LJF 2019: Nils Økland

Nils Økland. Photo by Malene Kristopine Økland

This engrossing two-hour event at Islington’s cavernous, neo-gothic venue Union Chapel featured two duos and a solo. Saxophonist Helena Kay and pianist Sam Watts performed sympathetic duo improvisations featuring originals, Unconditional Love by Geri Allen, and standards including You’ve Changed. They displayed a keen empathy, and subtle use of dynamics. 

Tomorrow’s Warriors Kaidi Akinnibi (saxophones)and Lorenz Okello-Osengor (organ) played a free set, with communication difficult because the chapel’s Henry Willis Organ is in a pit at the back of the stage. There were communication problems also with the MC, whose efforts to curtail the set became increasingly frantic – but that’s always a danger when improvisers are as engrossed and simpatico as this pair.

The main act was violinist Nils Økland, who synthesises folk, improvised music and contemporary composition in an original artistic expression. His stylistic range is broad and diverse, and this performance featured material from his beautifully haunting Lysning (Hubro, 2017), his solo Monograph (ECM, 2009) and other albums – often one piece segued into the next.

Økland began on Hardanger fiddle, Norway’s folk instrument, which has four strings for bowing, and four or five sympathetic strings that resonate underneath; as one would expect from this musician, he puts it to more exploratory use than its traditional association with dance music. A free version of Månelyst from the Straum CD segued into Notten from Bris – here a ghostly electronic beat turned out to be the violinist’s heels on the echoey stage floor. By now, he’d even quietened the noisy children and toddlers. Blå Harding, title-track from the 1996 CD, was more chordal, with double-stopping.

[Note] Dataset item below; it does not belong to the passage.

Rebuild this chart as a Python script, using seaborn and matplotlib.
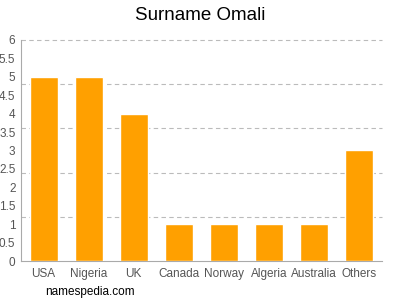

Økland then changed from Hardanger fiddle to conventional instrument – he explained afterwards that he has three fiddles, tuned differently. He resumed with what he called “an old religious tune”, O Venner, followed by a “travelling tune”, Nattsvermer from Monograph. Next was the dance-like Reiseslått, and the set concluded with Speiling from Lysning. This delightful and eventful solo performance cast much light on the violinist’s approach – in particular it was interesting to see the freedom in his playing, as the violin moved away from and then towards his neck. The event ended with a spirited free improvisation involving all five players.

Nils Økland. Union Chapel, Islington, London, 16 November 2019 as part of the 2019 EFG London Jazz Festival.